San Francisco is going into year three of the Kyle Shanahan-John Lynch movement and are hoping that the return of Jimmy Garoppolo gives them the potent offense that Shanahan envisioned or pitched when he signed there. The 49ers also still have a ton of money to spend in free agency and good young players like DeForest Buckner. Mike McGlinchey, and the not-so-young but still effective Richard Sherman.

The Niners and Cardinals are virtually tied for most effective cap space in the NFC. Arizona has a new head coach/philosophy with Kliff Kingsbury and a soon-to-be 22-year-old Josh Rosen at quarterback. They also hold the most power in a draft that may be more loaded on defensive talent than any we’ve seen in years. So loaded in fact that the Cardinals could probably trade down if a team falls in love with a quarterback and still land an elite defensive player while adding more valuable draft picks.

Arizona had the worst offense in the NFL this year, but so did the Rams two years ago.

Of course, that just leaves the Seahawks, who are coming off of a 10-6 season and a seventh trip to the postseason in nine years under Pete Carroll. They’ve got a perennial MVP candidate in Russell Wilson, a perennial Defensive Player of the Year candidate in Bobby Wagner, and the third-most cap space in the conference. I expect Seattle to use most of that money to retain their own guys (Frank Clark the highest priority among them) but they could be one offensive lineman and one defensive lineman away from getting back to the Super Bowl. (This is just an opinion I have and it’s not one I’d be willing to stake much on, just a thought.)

Whether it’s the Rams this year or the Seahawks in 2013, the NFC West has produced championship teams despite their often being two to three championship-caliber teams within the division at any given time. LA’s opponent, the New England Patriots, can’t say the same.
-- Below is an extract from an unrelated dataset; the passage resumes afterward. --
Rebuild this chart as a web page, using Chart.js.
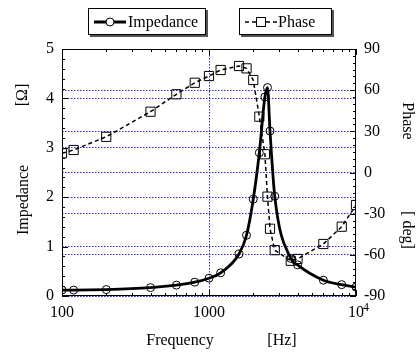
<!DOCTYPE html>
<html>
<head>
<meta charset="utf-8">
<script src="https://cdn.jsdelivr.net/npm/chart.js@4/dist/chart.umd.min.js"></script>
<style>
  html, body { margin: 0; padding: 0; background: #fff; }
  #wrap { width: 418px; height: 354px; }
</style>
</head>
<body>
<div id="wrap"><canvas id="freqChart" width="418" height="354"></canvas></div>
<script>
// frequency sweep [Hz]
const freqs = [100, 120, 200, 400, 600, 800, 1000, 1200, 1600, 1800, 2000, 2200, 2400, 2500, 2600, 2800, 3600, 4000, 6000, 8000, 10000];
// impedance [Ohm]
const impedance = [0.12, 0.12, 0.13, 0.17, 0.22, 0.28, 0.36, 0.47, 0.85, 1.23, 1.96, 2.90, 4.03, 4.22, 3.34, 2.02, 0.76, 0.63, 0.32, 0.23, 0.18];
// phase [deg]
const phase = [14, 16.4, 26, 44.3, 57, 65.4, 70.3, 74.7, 77.6, 75.9, 67.4, 40.7, 13.3, -17.6, -41, -56.6, -64.3, -63, -52.1, -39.5, -23.7];

const xTicks = [100, 1000, 10000];
const xTickLabels = ['100', '1000', '10'];
const xTickExponents = ['', '', '4'];

const FONT = 'Liberation Serif, Times New Roman, serif';
const gridBlue = '#2b2bd9';

// frame, inward tick marks, axis titles and boxed legend
const decorPlugin = {
    id: 'decor',
    afterDraw(chart) {
        const ctx = chart.ctx;
        const a = chart.chartArea;
        const x = chart.scales.x, y = chart.scales.y, y1 = chart.scales.y1;
        ctx.save();
        ctx.strokeStyle = '#000';
        ctx.lineWidth = 1;
        ctx.strokeRect(a.left + 0.5, a.top + 0.5, a.right - a.left - 1, a.bottom - a.top - 1);

        ctx.beginPath();
        // left axis ticks (0.2 steps)
        for (let i = 0; i <= 25; i++) {
            const py = Math.round(y.getPixelForValue(i * 0.2)) + 0.5;
            const len = i % 5 === 0 ? 6 : 3;
            ctx.moveTo(a.left, py); ctx.lineTo(a.left + len, py);
        }
        // right axis ticks (5 deg steps)
        for (let d = -90; d <= 90; d += 5) {
            const py = Math.round(y1.getPixelForValue(d)) + 0.5;
            const len = d % 30 === 0 ? 6 : 3;
            ctx.moveTo(a.right, py); ctx.lineTo(a.right - len, py);
        }
        // log ticks top and bottom
        [100, 1000].forEach(dec => {
            for (let m = 1; m <= 10; m++) {
                const px = Math.round(x.getPixelForValue(dec * m)) + 0.5;
                const len = (m === 1 || m === 10) ? 6 : 3;
                ctx.moveTo(px, a.bottom); ctx.lineTo(px, a.bottom - len);
                ctx.moveTo(px, a.top); ctx.lineTo(px, a.top + len);
            }
        });
        ctx.stroke();

        ctx.fillStyle = '#000';
        // exponents on x tick labels
        ctx.font = '12px ' + FONT;
        ctx.textAlign = 'left';
        ctx.textBaseline = 'middle';
        xTicks.forEach((v, i) => {
            if (xTickExponents[i]) {
                ctx.fillText(xTickExponents[i], x.getPixelForValue(v) + 7, a.bottom + 12);
            }
        });

        // axis titles
        ctx.font = '16px ' + FONT;
        ctx.textAlign = 'center';
        ctx.fillText('Frequency', 180, 341);
        ctx.fillText('[Hz]', 282, 341);

        ctx.save();
        ctx.translate(24, 200);
        ctx.rotate(-Math.PI / 2);
        ctx.fillText('Impedance', 0, 0);
        ctx.restore();
        ctx.save();
        ctx.translate(23, 95);
        ctx.rotate(-Math.PI / 2);
        ctx.fillText('[\u03a9]', 0, 0);
        ctx.restore();

        ctx.save();
        ctx.translate(407, 121);
        ctx.rotate(Math.PI / 2);
        ctx.fillText('Phase', 0, 0);
        ctx.restore();
        ctx.save();
        ctx.translate(407, 230);
        ctx.rotate(Math.PI / 2);
        ctx.fillText('[ deg]', 0, 0);
        ctx.restore();

        // legend boxes
        function box(bx, by, bw, bh) {
            ctx.fillStyle = '#555';
            ctx.fillRect(bx + 2, by + 2, bw, bh);
            ctx.fillStyle = '#fff';
            ctx.fillRect(bx, by, bw, bh);
            ctx.strokeStyle = '#000';
            ctx.lineWidth = 1;
            ctx.setLineDash([]);
            ctx.strokeRect(bx + 0.5, by + 0.5, bw - 1, bh - 1);
        }
        box(88, 8, 118, 27);
        box(239, 8, 93, 27);

        ctx.strokeStyle = '#000';
        ctx.lineWidth = 3;
        ctx.beginPath();
        ctx.moveTo(94, 22); ctx.lineTo(126, 22);
        ctx.stroke();
        ctx.lineWidth = 1;
        ctx.beginPath();
        ctx.arc(110, 22, 4, 0, Math.PI * 2);
        ctx.fillStyle = '#fff';
        ctx.fill();
        ctx.stroke();

        ctx.lineWidth = 1.5;
        ctx.setLineDash([4, 3]);
        ctx.beginPath();
        ctx.moveTo(245, 22); ctx.lineTo(277, 22);
        ctx.stroke();
        ctx.setLineDash([]);
        ctx.lineWidth = 1;
        ctx.fillStyle = '#fff';
        ctx.fillRect(256.5, 17.5, 9, 9);
        ctx.strokeRect(256.5, 17.5, 9, 9);

        ctx.fillStyle = '#000';
        ctx.textAlign = 'left';
        ctx.font = '16px ' + FONT;
        ctx.fillText('Impedance', 128, 23);
        ctx.fillText('Phase', 278, 23);
        ctx.restore();
    }
};

const ctx = document.getElementById('freqChart').getContext('2d');
new Chart(ctx, {
    type: 'line',
    data: {
        datasets: [{
            label: 'Impedance',
            data: freqs.map((f, i) => ({ x: f, y: impedance[i] })),
            yAxisID: 'y',
            borderColor: '#000',
            borderWidth: 2.8,
            cubicInterpolationMode: 'monotone',
            pointStyle: 'circle',
            pointRadius: 4,
            pointBorderWidth: 1,
            pointBorderColor: '#000',
            pointBackgroundColor: 'rgba(255,255,255,0)'
        }, {
            label: 'Phase',
            data: freqs.map((f, i) => ({ x: f, y: phase[i] })),
            yAxisID: 'y1',
            borderColor: '#000',
            borderWidth: 1.5,
            borderDash: [4, 3],
            tension: 0,
            pointStyle: 'rect',
            pointRadius: 6.5,
            pointBorderWidth: 1,
            pointBorderColor: '#000',
            pointBackgroundColor: 'rgba(255,255,255,0)'
        }]
    },
    options: {
        responsive: false,
        animation: false,
        layout: { padding: { top: 49, left: 0, right: 0, bottom: 0 } },
        plugins: {
            legend: { display: false },
            tooltip: { enabled: false }
        },
        scales: {
            x: {
                type: 'logarithmic',
                min: 100,
                max: 10000,
                afterBuildTicks: function(scale) {
                    scale.ticks = xTicks.map(v => ({ value: v }));
                },
                afterFit: function(scale) { scale.height = 58; },
                ticks: {
                    autoSkip: false,
                    maxRotation: 0,
                    padding: 7,
                    color: '#000',
                    font: { family: FONT, size: 16 },
                    callback: function(value) {
                        const i = xTicks.indexOf(value);
                        return i >= 0 ? xTickLabels[i] : '';
                    }
                },
                grid: {
                    drawTicks: false,
                    lineWidth: 1,
                    color: c => (c.tick && c.tick.value === 1000) ? gridBlue : 'rgba(0,0,0,0)'
                },
                border: { display: false, dash: [1.5, 1.5] }
            },
            y: {
                position: 'left',
                min: 0,
                max: 5,
                afterFit: function(scale) { scale.width = 62; },
                ticks: {
                    stepSize: 1,
                    padding: 8,
                    color: '#000',
                    font: { family: FONT, size: 16 }
                },
                grid: { drawTicks: false, color: gridBlue, lineWidth: 1 },
                border: { display: false, dash: [1.5, 1.5] }
            },
            y1: {
                position: 'right',
                min: -90,
                max: 90,
                afterFit: function(scale) { scale.width = 62; },
                ticks: {
                    stepSize: 15,
                    padding: 8,
                    color: '#000',
                    font: { family: FONT, size: 16 },
                    callback: v => (v % 30 === 0 ? String(v) : '')
                },
                grid: { drawTicks: false, color: gridBlue, lineWidth: 1 },
                border: { display: false, dash: [1.5, 1.5] }
            }
        }
    },
    plugins: [decorPlugin]
});
</script>
</body>
</html>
In the 19 seasons since their first Super Bowl win, which as you know happened against the Rams and ultimately became their last good year until McVay arrived, the Patriots have seen the Buffalo Bills make the playoffs just once, the Miami Dolphins go three times, and the New York Jets make it six times; the Bills and Dolphins have ZERO playoff wins in that time, while the Jets have six, but none since 2010.

The AFC North has produced the Pittsburgh Steelers and Baltimore Ravens, but the Cincinnati Bengals haven’t won a playoff game since 1990 and the Cleveland Browns haven’t done that since 1994 and haven’t appeared in the postseason since 2002.
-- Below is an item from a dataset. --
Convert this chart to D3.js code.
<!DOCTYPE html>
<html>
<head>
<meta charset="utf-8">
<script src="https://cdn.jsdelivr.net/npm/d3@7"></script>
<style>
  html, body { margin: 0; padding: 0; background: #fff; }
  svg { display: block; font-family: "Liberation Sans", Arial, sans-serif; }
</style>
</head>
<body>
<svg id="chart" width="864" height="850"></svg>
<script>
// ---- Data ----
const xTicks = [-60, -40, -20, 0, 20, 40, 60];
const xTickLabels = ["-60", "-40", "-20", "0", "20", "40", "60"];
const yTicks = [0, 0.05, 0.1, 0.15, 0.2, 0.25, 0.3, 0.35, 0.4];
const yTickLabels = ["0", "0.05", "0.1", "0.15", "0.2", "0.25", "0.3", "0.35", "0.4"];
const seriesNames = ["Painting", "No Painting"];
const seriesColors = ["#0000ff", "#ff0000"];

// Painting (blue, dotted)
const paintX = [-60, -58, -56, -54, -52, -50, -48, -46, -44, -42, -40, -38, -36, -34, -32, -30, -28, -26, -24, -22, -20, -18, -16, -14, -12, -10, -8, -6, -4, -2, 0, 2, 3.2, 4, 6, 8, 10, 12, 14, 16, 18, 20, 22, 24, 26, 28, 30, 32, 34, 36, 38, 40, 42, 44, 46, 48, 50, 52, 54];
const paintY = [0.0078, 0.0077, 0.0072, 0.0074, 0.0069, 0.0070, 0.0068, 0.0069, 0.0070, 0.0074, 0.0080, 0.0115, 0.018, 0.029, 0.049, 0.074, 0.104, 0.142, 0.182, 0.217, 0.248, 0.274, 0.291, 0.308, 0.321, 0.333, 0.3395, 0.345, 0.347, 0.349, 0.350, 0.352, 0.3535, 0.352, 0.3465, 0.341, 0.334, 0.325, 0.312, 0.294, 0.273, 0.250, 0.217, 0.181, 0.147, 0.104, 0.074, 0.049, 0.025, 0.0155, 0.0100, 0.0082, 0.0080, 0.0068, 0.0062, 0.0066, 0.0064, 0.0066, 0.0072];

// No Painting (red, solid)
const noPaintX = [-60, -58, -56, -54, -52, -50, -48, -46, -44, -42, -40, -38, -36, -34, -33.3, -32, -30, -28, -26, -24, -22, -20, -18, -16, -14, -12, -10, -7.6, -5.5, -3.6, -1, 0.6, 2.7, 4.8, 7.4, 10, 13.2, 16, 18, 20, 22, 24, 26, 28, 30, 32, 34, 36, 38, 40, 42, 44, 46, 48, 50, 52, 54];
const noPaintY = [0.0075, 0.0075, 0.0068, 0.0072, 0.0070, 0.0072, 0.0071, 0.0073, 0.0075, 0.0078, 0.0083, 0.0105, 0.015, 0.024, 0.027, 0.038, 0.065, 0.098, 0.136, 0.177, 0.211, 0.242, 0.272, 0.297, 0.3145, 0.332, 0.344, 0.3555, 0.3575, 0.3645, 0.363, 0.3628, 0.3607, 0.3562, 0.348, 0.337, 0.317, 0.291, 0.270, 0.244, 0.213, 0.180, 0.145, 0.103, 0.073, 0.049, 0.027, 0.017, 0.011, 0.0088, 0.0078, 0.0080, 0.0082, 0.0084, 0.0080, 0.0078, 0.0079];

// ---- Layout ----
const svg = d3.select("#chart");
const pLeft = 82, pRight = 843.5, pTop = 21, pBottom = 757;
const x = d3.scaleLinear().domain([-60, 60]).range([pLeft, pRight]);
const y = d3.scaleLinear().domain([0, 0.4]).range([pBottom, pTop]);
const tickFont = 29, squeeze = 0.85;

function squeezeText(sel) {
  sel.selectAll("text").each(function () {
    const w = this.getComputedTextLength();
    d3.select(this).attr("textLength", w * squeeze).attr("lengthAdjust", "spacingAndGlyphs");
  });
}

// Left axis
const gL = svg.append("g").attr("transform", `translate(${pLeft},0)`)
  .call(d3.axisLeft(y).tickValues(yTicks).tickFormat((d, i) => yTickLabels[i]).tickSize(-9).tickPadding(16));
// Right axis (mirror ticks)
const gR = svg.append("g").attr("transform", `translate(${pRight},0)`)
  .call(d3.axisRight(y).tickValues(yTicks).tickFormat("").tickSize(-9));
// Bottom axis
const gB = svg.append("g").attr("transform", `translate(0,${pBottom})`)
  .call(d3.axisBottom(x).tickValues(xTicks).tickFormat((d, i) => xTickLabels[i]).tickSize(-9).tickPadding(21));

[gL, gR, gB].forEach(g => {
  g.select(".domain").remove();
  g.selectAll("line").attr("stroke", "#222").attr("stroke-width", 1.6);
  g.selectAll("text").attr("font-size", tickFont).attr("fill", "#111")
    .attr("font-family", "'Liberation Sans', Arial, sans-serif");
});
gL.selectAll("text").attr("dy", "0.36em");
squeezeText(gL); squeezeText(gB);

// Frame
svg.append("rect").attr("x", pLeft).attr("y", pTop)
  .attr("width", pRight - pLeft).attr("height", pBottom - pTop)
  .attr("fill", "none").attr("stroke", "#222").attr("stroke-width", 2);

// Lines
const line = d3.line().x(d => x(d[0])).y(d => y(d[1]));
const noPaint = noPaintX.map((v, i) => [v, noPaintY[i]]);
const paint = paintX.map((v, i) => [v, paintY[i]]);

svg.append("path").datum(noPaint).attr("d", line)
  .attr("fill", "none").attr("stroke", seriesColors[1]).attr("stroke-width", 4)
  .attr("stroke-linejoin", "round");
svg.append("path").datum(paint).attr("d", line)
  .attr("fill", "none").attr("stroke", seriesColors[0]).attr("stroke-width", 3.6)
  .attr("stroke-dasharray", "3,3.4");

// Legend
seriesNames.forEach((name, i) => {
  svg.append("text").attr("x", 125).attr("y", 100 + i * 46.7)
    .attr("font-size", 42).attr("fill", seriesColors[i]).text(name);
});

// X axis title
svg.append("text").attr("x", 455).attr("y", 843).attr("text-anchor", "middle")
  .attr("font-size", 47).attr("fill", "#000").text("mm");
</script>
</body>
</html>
The AFC South notoriously produced a 14 or 15-loss team for several years, including stretches of seasons by the Jacksonville Jaguars that rivaled those of the Rams. The Jaguars, Tennessee Titans, and Houston Texans have no championships and their only Super Bowl appearance at all was the Titans ‘99 loss to those Rams. The Indianapolis Colts have the lone two titles of those four franchises, including just one in the Peyton Manning era.

The Denver Broncos brought a Super Bowl title to the AFC West in 2015, but the disappointments continue for the Kansas City Chiefs, LA Chargers, and Oakland-soon-to-be-Vegas Raiders.

Unless you count the Patriots just completely dominating the AFC over the last 18 years (winning the conference in half of those seasons), no division has been as consistently-involved in the Super Bowl than the NFC West. Going back to 2005, you have the Seahawks also making the Super Bowl that season, and the Arizona Cardinals giving the Steelers a run in 2008. On the flipside, the NFC East has won the Super Bowl in 2007, 2011, and 2017, which has meant more actual wins than the NFC West, since the Seahawks are still the only team in the division to actually close it out.

That could change in two weeks for the Rams, but either way, the division seems ready to continue the “arms race” in 2019, it’s just a matter of which team those arms belong to. You never know who could get next.